WHAT TO DO: Print exactly the lines that run from the line containing "Write the TikZ code for this diagram." to the line containing "wide] (b3) at", both included, and nothing else; pictures stay out.

— begin DATA FOR THIS EXERCISE —

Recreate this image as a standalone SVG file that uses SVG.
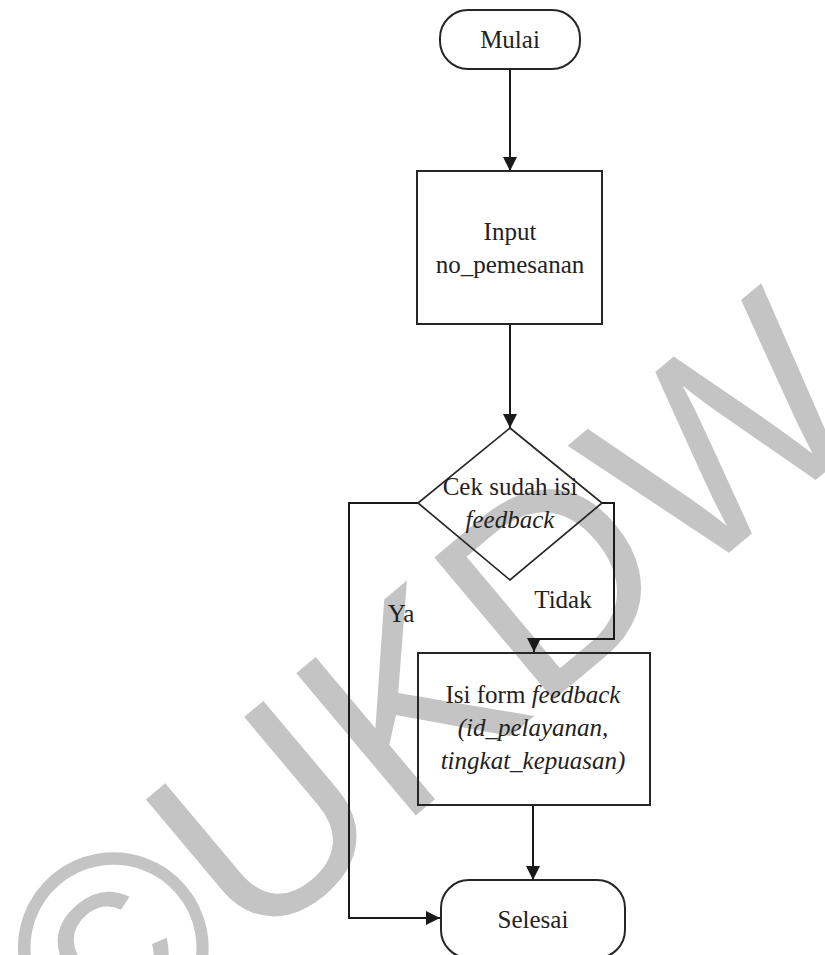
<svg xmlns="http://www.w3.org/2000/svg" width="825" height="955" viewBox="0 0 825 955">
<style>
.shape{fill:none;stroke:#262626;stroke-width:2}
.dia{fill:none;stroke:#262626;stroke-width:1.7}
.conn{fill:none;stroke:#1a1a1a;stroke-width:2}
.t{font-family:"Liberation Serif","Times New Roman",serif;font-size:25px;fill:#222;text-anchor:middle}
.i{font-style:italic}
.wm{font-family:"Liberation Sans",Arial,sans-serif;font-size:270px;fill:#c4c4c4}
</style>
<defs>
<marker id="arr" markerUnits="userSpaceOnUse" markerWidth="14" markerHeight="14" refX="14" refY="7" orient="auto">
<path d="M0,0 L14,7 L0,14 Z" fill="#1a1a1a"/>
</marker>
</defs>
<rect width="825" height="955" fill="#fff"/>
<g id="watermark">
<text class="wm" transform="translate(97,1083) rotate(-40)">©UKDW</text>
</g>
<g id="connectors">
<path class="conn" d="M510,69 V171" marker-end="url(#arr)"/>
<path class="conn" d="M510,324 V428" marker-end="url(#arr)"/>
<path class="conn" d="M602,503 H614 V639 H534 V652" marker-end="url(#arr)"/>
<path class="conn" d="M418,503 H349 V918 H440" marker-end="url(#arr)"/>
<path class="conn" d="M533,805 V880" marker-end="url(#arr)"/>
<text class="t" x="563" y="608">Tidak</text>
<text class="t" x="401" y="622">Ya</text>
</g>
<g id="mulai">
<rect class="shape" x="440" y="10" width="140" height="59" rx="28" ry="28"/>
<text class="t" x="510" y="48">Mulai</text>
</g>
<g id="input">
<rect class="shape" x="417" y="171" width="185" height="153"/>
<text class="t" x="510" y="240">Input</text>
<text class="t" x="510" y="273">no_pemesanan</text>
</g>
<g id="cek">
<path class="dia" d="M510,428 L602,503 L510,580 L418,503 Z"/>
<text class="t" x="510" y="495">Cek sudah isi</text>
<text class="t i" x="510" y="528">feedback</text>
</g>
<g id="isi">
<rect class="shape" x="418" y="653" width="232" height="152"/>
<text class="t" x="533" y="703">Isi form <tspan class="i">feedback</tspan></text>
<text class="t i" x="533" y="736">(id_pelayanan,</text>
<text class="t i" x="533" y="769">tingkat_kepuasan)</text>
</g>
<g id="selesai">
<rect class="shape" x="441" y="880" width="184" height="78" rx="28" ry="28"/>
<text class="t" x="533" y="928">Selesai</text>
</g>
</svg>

— end DATA FOR THIS EXERCISE —
— begin DATA FOR THIS EXERCISE —

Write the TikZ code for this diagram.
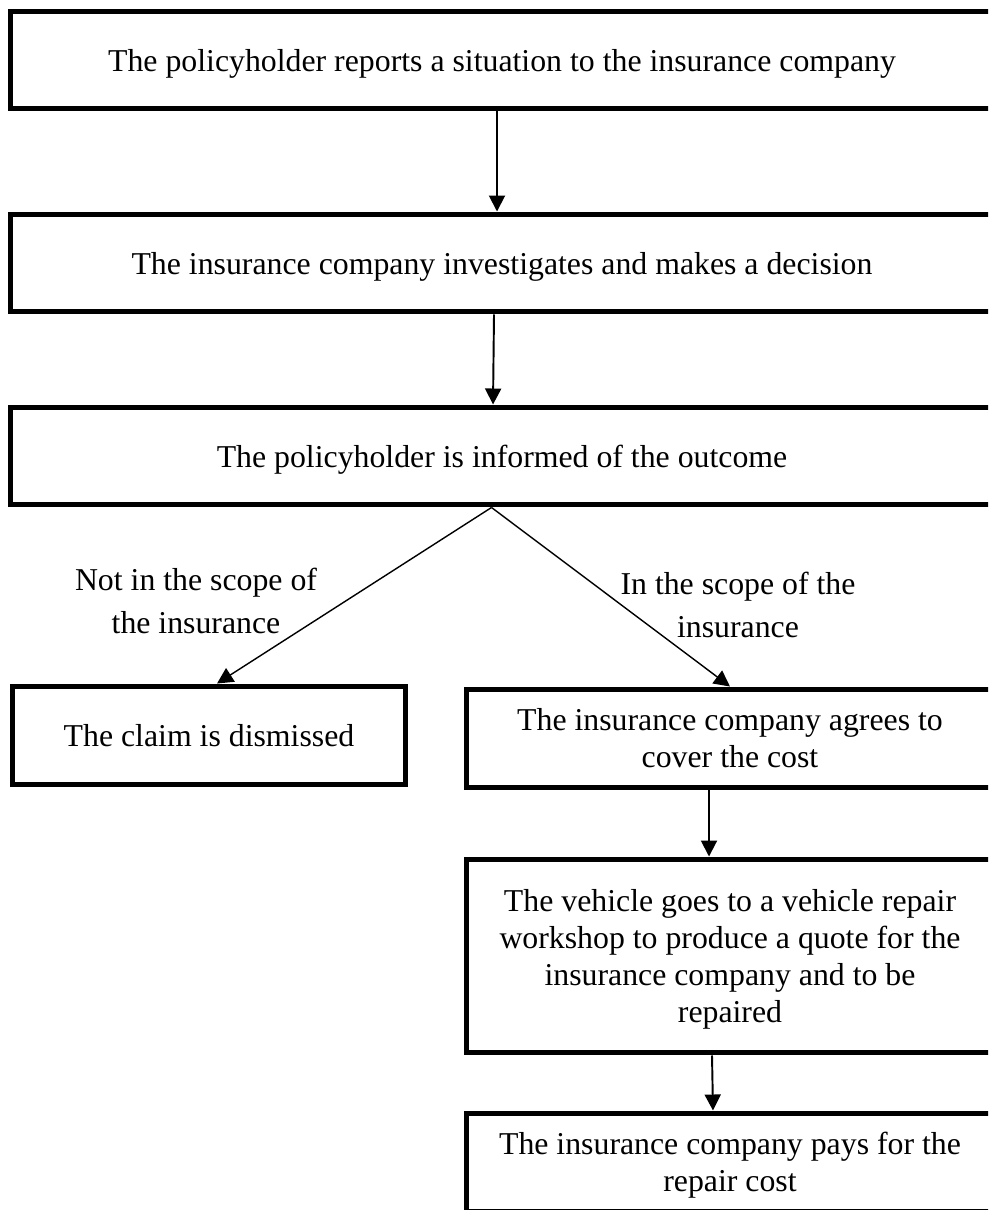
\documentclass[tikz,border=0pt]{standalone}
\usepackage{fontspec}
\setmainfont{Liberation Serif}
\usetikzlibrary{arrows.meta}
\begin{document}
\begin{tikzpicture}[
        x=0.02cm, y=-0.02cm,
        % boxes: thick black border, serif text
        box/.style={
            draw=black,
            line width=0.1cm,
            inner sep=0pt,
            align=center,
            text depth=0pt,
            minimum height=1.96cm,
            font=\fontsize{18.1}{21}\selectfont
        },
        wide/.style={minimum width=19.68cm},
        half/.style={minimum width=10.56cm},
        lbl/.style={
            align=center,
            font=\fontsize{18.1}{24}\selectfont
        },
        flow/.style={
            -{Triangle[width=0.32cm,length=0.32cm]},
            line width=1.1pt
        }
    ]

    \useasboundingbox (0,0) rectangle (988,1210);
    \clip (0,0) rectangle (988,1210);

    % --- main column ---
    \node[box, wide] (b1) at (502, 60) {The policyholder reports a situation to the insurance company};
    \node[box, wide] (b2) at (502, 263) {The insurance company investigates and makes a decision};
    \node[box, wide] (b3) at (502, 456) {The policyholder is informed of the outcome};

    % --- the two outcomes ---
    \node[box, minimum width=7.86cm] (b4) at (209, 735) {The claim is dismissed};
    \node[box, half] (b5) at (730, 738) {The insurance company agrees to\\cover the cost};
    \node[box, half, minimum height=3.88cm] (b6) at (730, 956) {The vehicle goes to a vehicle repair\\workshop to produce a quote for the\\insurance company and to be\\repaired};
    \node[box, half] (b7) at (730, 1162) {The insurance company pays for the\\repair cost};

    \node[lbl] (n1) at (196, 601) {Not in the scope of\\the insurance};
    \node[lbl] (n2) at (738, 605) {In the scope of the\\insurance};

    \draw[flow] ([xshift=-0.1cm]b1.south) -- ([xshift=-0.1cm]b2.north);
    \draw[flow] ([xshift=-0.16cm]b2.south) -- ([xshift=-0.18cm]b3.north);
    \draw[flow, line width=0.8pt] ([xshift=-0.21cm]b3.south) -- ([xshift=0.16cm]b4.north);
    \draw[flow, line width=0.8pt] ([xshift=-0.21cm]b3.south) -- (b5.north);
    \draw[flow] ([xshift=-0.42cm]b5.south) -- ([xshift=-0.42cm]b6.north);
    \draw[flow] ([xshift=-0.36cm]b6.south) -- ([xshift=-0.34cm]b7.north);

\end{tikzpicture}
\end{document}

— end DATA FOR THIS EXERCISE —
— begin DATA FOR THIS EXERCISE —

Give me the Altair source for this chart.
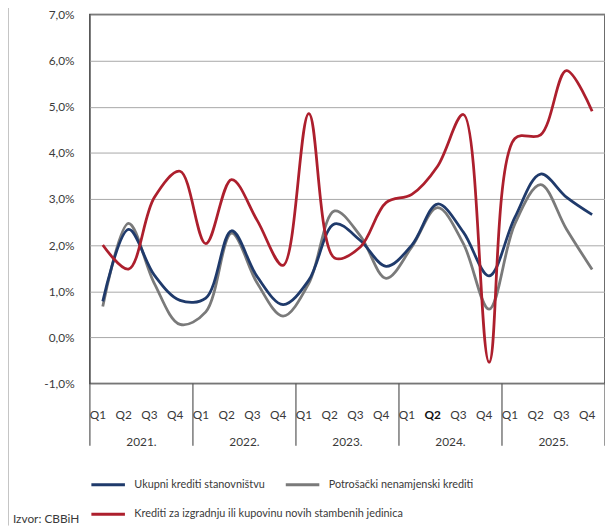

— end DATA FOR THIS EXERCISE —

CORRECT RESPONSE:
Write the TikZ code for this diagram.
\documentclass[tikz,border=0pt]{standalone}
\usepackage{fontspec}
\setmainfont{Liberation Serif}
\usetikzlibrary{arrows.meta}
\begin{document}
\begin{tikzpicture}[
        x=0.02cm, y=-0.02cm,
        % boxes: thick black border, serif text
        box/.style={
            draw=black,
            line width=0.1cm,
            inner sep=0pt,
            align=center,
            text depth=0pt,
            minimum height=1.96cm,
            font=\fontsize{18.1}{21}\selectfont
        },
        wide/.style={minimum width=19.68cm},
        half/.style={minimum width=10.56cm},
        lbl/.style={
            align=center,
            font=\fontsize{18.1}{24}\selectfont
        },
        flow/.style={
            -{Triangle[width=0.32cm,length=0.32cm]},
            line width=1.1pt
        }
    ]

    \useasboundingbox (0,0) rectangle (988,1210);
    \clip (0,0) rectangle (988,1210);

    % --- main column ---
    \node[box, wide] (b1) at (502, 60) {The policyholder reports a situation to the insurance company};
    \node[box, wide] (b2) at (502, 263) {The insurance company investigates and makes a decision};
    \node[box, wide] (b3) at (502, 456) {The policyholder is informed of the outcome};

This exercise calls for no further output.